◆ To be done
Using the listing below, report all lines holding the word "full".

◆ Task data
____
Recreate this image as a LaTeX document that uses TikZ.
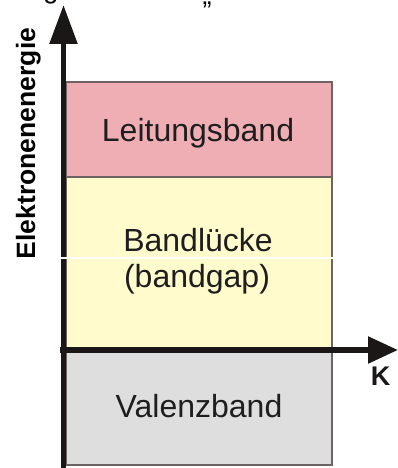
\documentclass[tikz,border=0pt]{standalone}
\usepackage{fontspec}
\setmainfont{Liberation Sans}
\usetikzlibrary{arrows.meta}
\definecolor{cband}{HTML}{EEAEB4}
\definecolor{gapc}{HTML}{FFFBCC}
\definecolor{valc}{HTML}{DEDEDE}
\definecolor{edgec}{HTML}{6E6262}
\definecolor{txtc}{HTML}{1E1E1E}
\definecolor{axc}{HTML}{1A1716}
\tikzset{
  band/.style={draw=edgec,line width=1.8pt},
  bandtext/.style={text=txtc,font=\fontsize{32}{36}\selectfont,anchor=base,inner sep=0pt},
  axis/.style={draw=axc,line width=5.5pt},
}
\begin{document}
\begin{tikzpicture}[x=1pt,y=-1pt]
\useasboundingbox (0,0) rectangle (398,468);
% cut text of the previous line
\node[anchor=base,font=\fontsize{27}{30}\selectfont,inner sep=0pt] (cutg) at (51,-1) {g};
\node[anchor=base,font=\fontsize{27}{30}\selectfont,inner sep=0pt] (cutq) at (207,5) {„};
% bands
\path[band,fill=cband] (66,82) rectangle (332,177);
\path[band,fill=gapc] (66,177) rectangle (332,350);
\path[band,fill=valc] (66,350) rectangle (332,465);
\node[bandtext] (lb) at (198,142) {Leitungsband};
\node[bandtext] (bl) at (198,251) {Bandlücke};
\node[bandtext] (bg) at (197,287) {(bandgap)};
\node[bandtext] (vb) at (199,417) {Valenzband};
% axes
\coordinate (ybot) at (63.5,470);
\coordinate (ytop) at (63.5,5);
\coordinate (xl) at (60,350);
\coordinate (xr) at (398,350);
\draw[axis,-{Triangle[length=39pt,width=27pt]}] (ybot) -- (ytop);
\draw[axis,-{Triangle[length=30pt,width=26pt]}] (xl) -- (xr);
\node[font=\bfseries\fontsize{26.5}{30}\selectfont,rotate=90,anchor=base,inner sep=0pt] (ylab) at (35,143.5) {Elektronenenergie};
\node[font=\bfseries\fontsize{27}{28}\selectfont,text=axc,anchor=base,inner sep=0pt] (k) at (380.5,385) {K};
% white artifact line
\draw[white,line width=1.5pt] (0,258) -- (333,258);
\end{tikzpicture}
\end{document}
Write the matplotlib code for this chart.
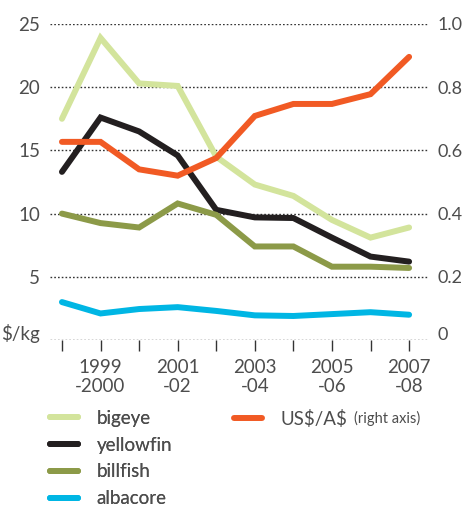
import matplotlib
matplotlib.use("Agg")
import matplotlib.pyplot as plt
from matplotlib.lines import Line2D

plt.rcParams['font.family'] = ['Lato', 'DejaVu Sans']

periods = ["1998\n-99", "1999\n-2000", "2000\n-01", "2001\n-02", "2002\n-03",
           "2003\n-04", "2004\n-05", "2005\n-06", "2006\n-07", "2007\n-08"]
bigeye = [17.5, 23.9, 20.3, 20.1, 14.5, 12.3, 11.4, 9.5, 8.1, 8.9]
yellowfin = [13.3, 17.6, 16.5, 14.6, 10.3, 9.7, 9.65, 8.1, 6.6, 6.2]
billfish = [10.0, 9.25, 8.9, 10.8, 9.9, 7.4, 7.4, 5.8, 5.8, 5.7]
albacore = [3.0, 2.1, 2.45, 2.6, 2.3, 1.95, 1.9, 2.05, 2.2, 2.0]
usd_aud = [0.627, 0.627, 0.54, 0.52, 0.576, 0.709, 0.747, 0.747, 0.778, 0.896]
left_ticks = [0, 5, 10, 15, 20, 25]
left_labels = ["\\$/kg", "5", "10", "15", "20", "25"]
right_ticks = [0, 0.2, 0.4, 0.6, 0.8, 1.0]
right_labels = ["0", "0.2", "0.4", "0.6", "0.8", "1.0"]

C_BIG = "#d3e49c"
C_YEL = "#231f20"
C_BILL = "#8c9a48"
C_ALB = "#00b6e4"
C_USD = "#f15a24"
TXT = "#4d4d4d"
LW = 4.3
FS = 13.5

W, H = 462, 507
fig = plt.figure(figsize=(W / 100, H / 100), dpi=100)
ax = fig.add_axes([50 / W, (H - 340) / H, (428 - 50) / W, (340 - 24) / H])
ax2 = ax.twinx()

x = list(range(len(periods)))
for s in ax.spines.values():
    s.set_visible(False)
for s in ax2.spines.values():
    s.set_visible(False)

ax.set_ylim(0, 25)
ax2.set_ylim(0, 1.0)
ax.set_xlim(-0.31, 9.49)

for t in left_ticks:
    ax.axhline(t, color="#333333", lw=1.0, ls=(0, (1.2, 1.5)), zorder=0)

ax.plot(x, bigeye, color=C_BIG, lw=LW, solid_capstyle="round", solid_joinstyle="miter", zorder=3)
ax.plot(x, yellowfin, color=C_YEL, lw=LW, solid_capstyle="round", solid_joinstyle="miter", zorder=3)
ax.plot(x, billfish, color=C_BILL, lw=LW, solid_capstyle="round", solid_joinstyle="miter", zorder=3)
ax.plot(x, albacore, color=C_ALB, lw=LW, solid_capstyle="round", solid_joinstyle="miter", zorder=3)
ax2.plot(x, usd_aud, color=C_USD, lw=LW, solid_capstyle="round", solid_joinstyle="miter", zorder=4)

ax.set_yticks(left_ticks)
ax.set_yticklabels(left_labels)
ax2.set_yticks(right_ticks)
ax2.set_yticklabels(right_labels)
ax.tick_params(axis="y", length=0, pad=7, labelsize=FS, labelcolor=TXT)
ax2.tick_params(axis="y", length=0, pad=7, labelsize=13, labelcolor=TXT)
ax.get_yticklabels()[0].set_va("baseline")
ax2.get_yticklabels()[0].set_va("baseline")

ax.set_xticks(x)
ax.set_xticklabels([p if i % 2 == 1 else "" for i, p in enumerate(periods)])
ax.tick_params(axis="x", length=8, width=1.0, color="#333333", direction="out",
               pad=6, labelsize=FS, labelcolor=TXT)
for lab in ax.get_xticklabels():
    lab.set_linespacing(1.1)

# legend
handles1 = [Line2D([], [], color=c, lw=LW, solid_capstyle="round")
            for c in [C_BIG, C_YEL, C_BILL, C_ALB]]
leg1 = fig.legend(handles1, ["bigeye", "yellowfin", "billfish", "albacore"],
                  loc="upper left", bbox_to_anchor=(33 / W, 1 - 393 / H),
                  frameon=False, handlelength=1.5, handletextpad=1.0,
                  labelspacing=0.52, fontsize=FS, labelcolor=TXT)
leg2 = fig.legend([Line2D([], [], color=C_USD, lw=LW, solid_capstyle="round")],
                  ["US\\$/A\\$"], loc="upper left", bbox_to_anchor=(217 / W, 1 - 393 / H),
                  frameon=False, handlelength=1.5, handletextpad=1.0,
                  fontsize=FS, labelcolor=TXT)
fig.add_artist(leg1)

fig.canvas.draw()
bb = leg2.get_texts()[0].get_window_extent()
fig.text((bb.x1 + 6) / W, (bb.y0 + bb.y1) / 2 / H, "(right axis)", fontsize=10.5,
         color=TXT, va="center", ha="left")

fig.savefig("out.png", dpi=100)
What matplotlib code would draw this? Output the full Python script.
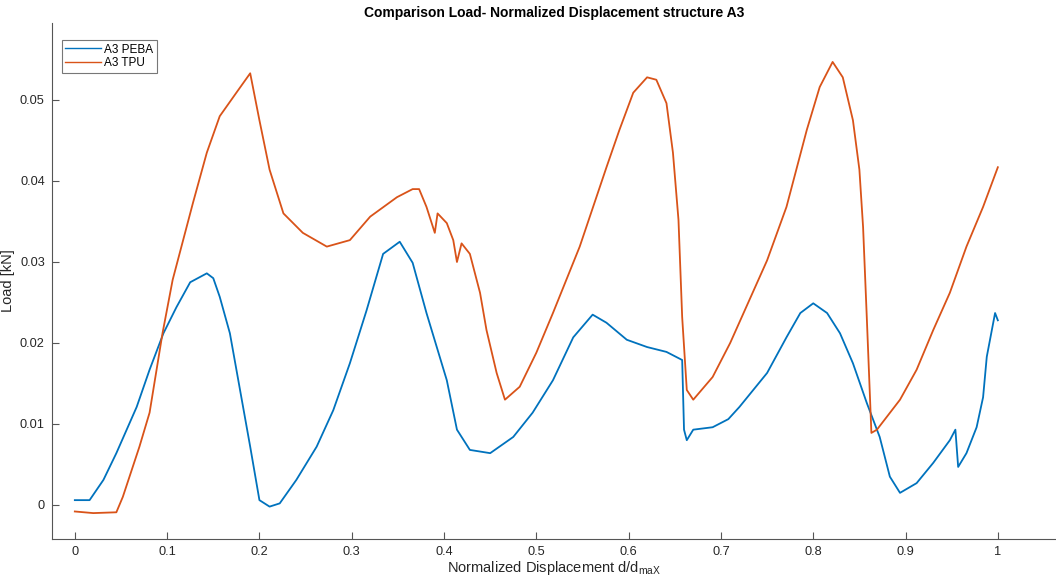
import matplotlib
matplotlib.use("Agg")
import matplotlib.pyplot as plt

# values (d/dmax, kN)
peba_x = [0.0, 0.016, 0.031, 0.045, 0.067, 0.081, 0.096, 0.110, 0.125, 0.143, 0.150,
          0.157, 0.168, 0.179, 0.190, 0.200, 0.211, 0.222, 0.240, 0.262, 0.280, 0.298,
          0.316, 0.334, 0.352, 0.366, 0.381, 0.403, 0.414, 0.428, 0.450, 0.475, 0.496,
          0.518, 0.540, 0.561, 0.576, 0.598, 0.620, 0.641, 0.658, 0.660, 0.663, 0.670,
          0.691, 0.708, 0.720, 0.750, 0.771, 0.786, 0.800, 0.815, 0.829, 0.843, 0.858,
          0.872, 0.883, 0.894, 0.912, 0.930, 0.948, 0.954, 0.957, 0.966, 0.977, 0.984,
          0.988, 0.997, 1.0]
peba_y = [0.0006, 0.0006, 0.0031, 0.0064, 0.0121, 0.0167, 0.0212, 0.0244, 0.0275, 0.0286, 0.0280,
          0.0257, 0.0212, 0.0142, 0.0072, 0.0006, -0.0002, 0.0002, 0.0031, 0.0072, 0.0117, 0.0175,
          0.0240, 0.0310, 0.0325, 0.0299, 0.0237, 0.0154, 0.0093, 0.0068, 0.0064, 0.0084, 0.0114,
          0.0154, 0.0207, 0.0235, 0.0225, 0.0204, 0.0195, 0.0189, 0.0179, 0.0093, 0.0080, 0.0093,
          0.0096, 0.0106, 0.0121, 0.0163, 0.0207, 0.0237, 0.0249, 0.0237, 0.0212, 0.0175, 0.0126,
          0.0084, 0.0035, 0.0015, 0.0027, 0.0052, 0.0080, 0.0093, 0.0047, 0.0064, 0.0096, 0.0133,
          0.0183, 0.0237, 0.0228]

tpu_x = [0.0, 0.02, 0.045, 0.052, 0.070, 0.081, 0.095, 0.106, 0.128, 0.143, 0.157,
         0.175, 0.190, 0.200, 0.211, 0.226, 0.247, 0.273, 0.298, 0.320, 0.349, 0.366,
         0.373, 0.381, 0.390, 0.393, 0.403, 0.410, 0.414, 0.419, 0.428, 0.439, 0.446,
         0.457, 0.466, 0.482, 0.500, 0.518, 0.547, 0.576, 0.590, 0.605, 0.620, 0.630,
         0.641, 0.648, 0.654, 0.658, 0.663, 0.670, 0.691, 0.710, 0.750, 0.771, 0.793,
         0.807, 0.821, 0.832, 0.843, 0.850, 0.854, 0.858, 0.863, 0.869, 0.894, 0.912,
         0.930, 0.948, 0.966, 0.984, 1.0]
tpu_y = [-0.0008, -0.0010, -0.0009, 0.0010, 0.0072, 0.0114, 0.0212, 0.0278, 0.0373, 0.0435, 0.0480,
         0.0509, 0.0533, 0.0475, 0.0414, 0.0360, 0.0336, 0.0319, 0.0327, 0.0356, 0.0380, 0.0390,
         0.0390, 0.0368, 0.0336, 0.0360, 0.0348, 0.0327, 0.0300, 0.0323, 0.0310, 0.0262, 0.0216,
         0.0163, 0.0130, 0.0146, 0.0188, 0.0237, 0.0319, 0.0417, 0.0463, 0.0509, 0.0528, 0.0525,
         0.0496, 0.0435, 0.0352, 0.0232, 0.0142, 0.0130, 0.0158, 0.0200, 0.0302, 0.0368, 0.0463,
         0.0516, 0.0547, 0.0528, 0.0475, 0.0414, 0.0343, 0.0232, 0.0089, 0.0093, 0.0130, 0.0167,
         0.0216, 0.0262, 0.0319, 0.0368, 0.0417]

x_ticks = [0, 0.1, 0.2, 0.3, 0.4, 0.5, 0.6, 0.7, 0.8, 0.9, 1]
x_labels = ["0", "0.1", "0.2", "0.3", "0.4", "0.5", "0.6", "0.7", "0.8", "0.9", "1"]
y_ticks = [0, 0.01, 0.02, 0.03, 0.04, 0.05]
y_labels = ["0", "0.01", "0.02", "0.03", "0.04", "0.05"]

plt.rcParams["font.family"] = ["Liberation Sans", "DejaVu Sans"]
plt.rcParams["mathtext.fontset"] = "custom"
plt.rcParams["mathtext.rm"] = "Liberation Sans"

fig = plt.figure(figsize=(10.56, 5.85), dpi=100)
ax = fig.add_axes([0.049, 0.0786, 0.951, 0.882])

ax.plot(peba_x, peba_y, color="#0072BD", lw=1.3, label="A3 PEBA")
ax.plot(tpu_x, tpu_y, color="#D95319", lw=1.3, label="A3 TPU")

ax.set_xlim(-0.025, 1.063)
ax.set_ylim(-0.0042, 0.0595)
ax.set_xticks(x_ticks, x_labels)
ax.set_yticks(y_ticks, y_labels)

grey = "#262626"
for s in ["top", "right"]:
    ax.spines[s].set_visible(False)
for s in ["left", "bottom"]:
    ax.spines[s].set_color("#555555")
    ax.spines[s].set_linewidth(0.8)
ax.tick_params(direction="in", length=5, width=0.8, colors="#555555",
               labelcolor=grey, labelsize=9.2, pad=5)

ax.set_title("Comparison Load- Normalized Displacement structure A3",
             fontsize=10, fontweight="bold", color="black", pad=4.5)
ax.set_xlabel(r"Normalized Displacement d/d$_{\rm maX}$", fontsize=10.5, color=grey, labelpad=1)
ax.set_ylabel("Load [kN]", fontsize=10.5, color=grey)
ax.yaxis.set_label_coords(-0.037, 0.5)

leg = ax.legend(loc="upper left", fontsize=8.5, frameon=True, fancybox=False,
                handlelength=3.0, handletextpad=0.3, borderpad=0.3, labelspacing=0.15,
                borderaxespad=0, bbox_to_anchor=(0.01, 0.967))
leg.get_frame().set_edgecolor("#555555")
leg.get_frame().set_linewidth(0.8)
for line in leg.get_lines():
    line.set_linewidth(1.0)

fig.savefig("out.png", dpi=100)
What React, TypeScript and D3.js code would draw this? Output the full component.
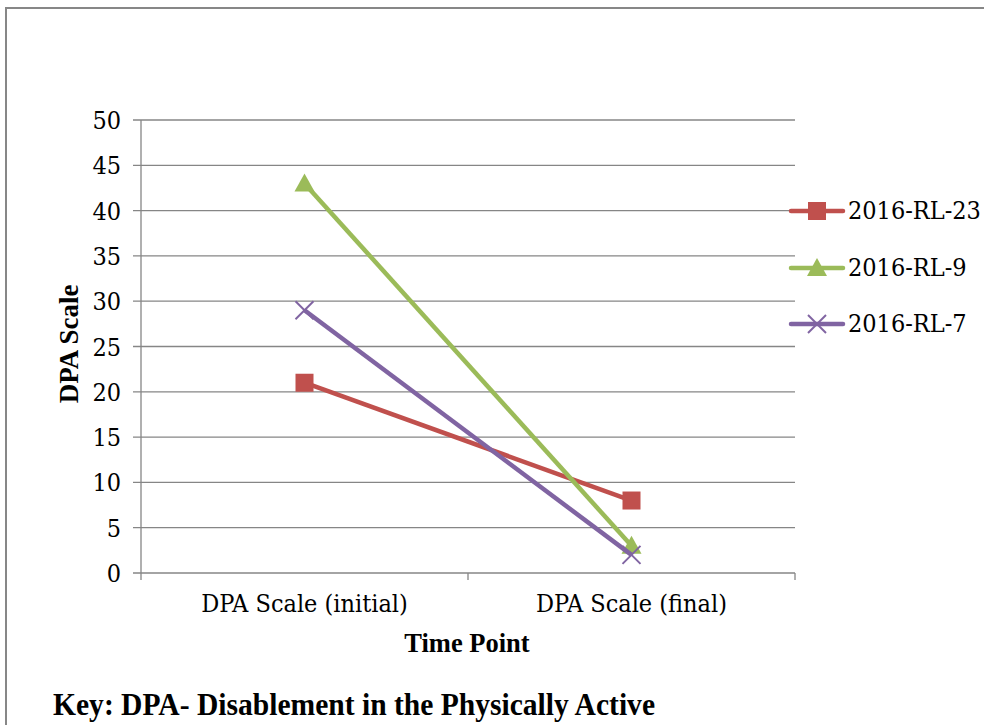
import React from "react";
import * as d3 from "d3";

const categories = ["DPA Scale (initial)", "DPA Scale (final)"];
const seriesNames = ["2016-RL-23", "2016-RL-9", "2016-RL-7"];
const rl23 = [21, 8];
const rl9 = [43, 3];
const rl7 = [29, 2];
const yTicks = [0, 5, 10, 15, 20, 25, 30, 35, 40, 45, 50];
const colors = ["#C0504D", "#9BBB59", "#8064A2"];
const markers = ["square", "triangle", "x"];

const W = 984, H = 725;
const left = 141, right = 795, top = 120, bottom = 573;

function Marker({ type, x, y, color }: { type: string; x: number; y: number; color: string }) {
  if (type === "square") return <rect x={x - 9} y={y - 9} width={18} height={18} fill={color} />;
  if (type === "triangle") {
    const p = `${x},${y - 10} ${x - 10},${y + 8} ${x + 10},${y + 8}`;
    return <polygon points={p} fill={color} />;
  }
  return (
    <g stroke={color} strokeWidth={2}>
      <line x1={x - 9} y1={y - 9} x2={x + 9} y2={y + 9} />
      <line x1={x - 9} y1={y + 9} x2={x + 9} y2={y - 9} />
    </g>
  );
}

export default function App() {
  const y = d3.scaleLinear().domain([0, 50]).range([bottom, top]);
  const x = d3.scaleBand().domain(categories).range([left, right]);
  const cx = (c: string) => (x(c) as number) + x.bandwidth() / 2;
  const data = [rl23, rl9, rl7];
  const line = d3.line<number>().x((_, i) => cx(categories[i])).y((v) => y(v));
  const legendY = [211, 268, 324];
  const boldFont = "'Liberation Serif', serif";
  const regStyle: React.CSSProperties = { fontFamily: "'DejaVu Serif Condensed', 'DejaVu Serif', serif", fontStretch: "condensed" };
  return (
    <svg width={W} height={H} style={{ position: "absolute", left: 0, top: 0, fontFamily: boldFont }}>
      <rect x={0} y={0} width={W} height={H} fill="#fff" />
      <path d={`M6,${H} V8 H${W}`} fill="none" stroke="#878787" strokeWidth={2} />
      {yTicks.map((t) => (
        <g key={t}>
          <line x1={133} x2={right} y1={y(t)} y2={y(t)} stroke="#868686" strokeWidth={1.3} />
          <text x={121} y={y(t) + 9} textAnchor="end" fontSize={25} style={regStyle}>{t}</text>
        </g>
      ))}
      <line x1={left} x2={left} y1={top} y2={bottom} stroke="#868686" strokeWidth={1.3} />
      {[left, left + x.step(), right].map((v, i) => (
        <line key={i} x1={v} x2={v} y1={bottom} y2={bottom + 7} stroke="#868686" strokeWidth={1.3} />
      ))}
      {categories.map((c) => (
        <text key={c} x={cx(c)} y={612} textAnchor="middle" fontSize={25} style={regStyle}>{c}</text>
      ))}
      <text x={467} y={652} textAnchor="middle" fontSize={26.5} fontWeight="bold">Time Point</text>
      <text transform={`translate(78,344) rotate(-90)`} textAnchor="middle" fontSize={27} fontWeight="bold">DPA Scale</text>
      {data.map((d, i) => (
        <g key={i}>
          <path d={line(d) as string} fill="none" stroke={colors[i]} strokeWidth={4.5} />
          {d.map((v, j) => (
            <Marker key={j} type={markers[i]} x={cx(categories[j])} y={y(v)} color={colors[i]} />
          ))}
        </g>
      ))}
      {seriesNames.map((s, i) => (
        <g key={s}>
          <line x1={791} x2={843} y1={legendY[i]} y2={legendY[i]} stroke={colors[i]} strokeWidth={4.5} strokeLinecap="round" />
          <Marker type={markers[i]} x={817} y={legendY[i]} color={colors[i]} />
          <text x={848} y={legendY[i] + 8} fontSize={25} style={regStyle}>{s}</text>
        </g>
      ))}
      <text x={53} y={715} fontSize={32} fontWeight="bold" textLength={602} lengthAdjust="spacingAndGlyphs">
        Key: DPA- Disablement in the Physically Active
      </text>
    </svg>
  );
}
____
◆ Task response
What matplotlib code would draw this? Output the full Python script.
What React, TypeScript and D3.js code would draw this? Output the full component.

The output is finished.